I had been attributing what others said about David and I, and personalizing our own wedding with a combination of their suggestions and fads rampant in print and digital media at that time.  And I think the whole reason I was doing it was because I thought that's what I was "supposed" to do.  I somehow mixed up the message that it's OK to want the big day that I truly and authentically desired - just as it's ok for YOU to want the wedding YOU want- with a barrage of nuptial propaganda.

After our little "breakdown into a bamboo steamer blip," David and I went about planning our wedding all over again.  We'd already been engaged for about a year, but we scrapped all of our plans and started from scratch.

The first thing I admitted to myself and to him was the fact that I was terribly uncomfortable having the wedding outside of a church.  As much as I wanted to be, or even thought I was- that carefree waif from Brides Magazine dancing in a meadow in a light silk sheath dress on her wedding day; in my heart of hearts, I wasn't.

And that is A-OK.

And as it turned out, David did not picture himself suited up in Pinterest-approved lumbersexual-wear for our shared big day either. 

It actually kind of floored me when David confessed that he had been feeling the exact same way about our venue location. Perhaps it shouldn't have been such a bombshell; David and I have always been "in sync," but it felt magnificently redeeming to know that we were on the same page on this. The problem only came when I didn't trust my instincts, and withheld the associated anxiety from him.

So, remember - as "Disney-esque" as this sounds, Listen to your heart. *It may have a very soft voice, and wedding stress rings in your ears like a 'roided out supervolcano with a megaphone, so make sure you listen carefully.

And if you start to feel out of control (as I did until dim sum happened) - and keep in mind you might not even realize that's happening - (like me!) it's at those moments that your "someone" transforms into your "person-rock."  It's then that you need to:

A) let him/her in on your fears, concerns, anxieties - your thoughts

B) trust that she/he will catch you during your high tide. (Spoiler alert: she/he will! Remember, you two decided to spend the rest of your lives together for a reason.) 

Chances are, he or she is feeling the same thing - just from a different angle.
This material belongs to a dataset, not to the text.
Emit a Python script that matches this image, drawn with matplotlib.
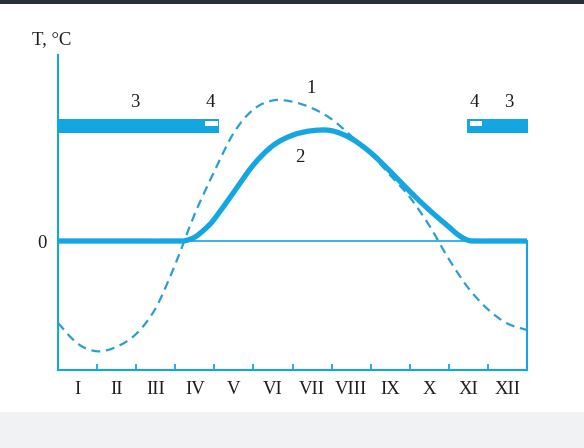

One last tidbit of administrative advice: Prioritize your wedding budget with your future spouse, and don't beat yourself up if you go over it. If you are a couple that is super duper into cake, and that's where you guys want to invest your money - go for it. If you two live for nothing but music, and you NEED a small symphony to play you down the aisle - cool! Heck, you might be the world's most prudent couple and you guys want to skip the whole extravagance thing, and invest in a house instead. Just make sure you guys talk about it in advance, give yourselves a little bit of splurge room, and communicate about it clearly.  
For us, we talked about it, knew we would only ever do this once in our lives, and decided to go all out on two things: the photographers, and my dress.  

My dress was actually out of our original budget, but the moment I slipped it on, I knew it was perfect. So I called up that now-husband of mine and whimpered, "David, it's perfect and I love it, but it's expensive." To which he replied, "If you love it, get it; we'll figure it out." 

And we did. And now we're living happily ever after.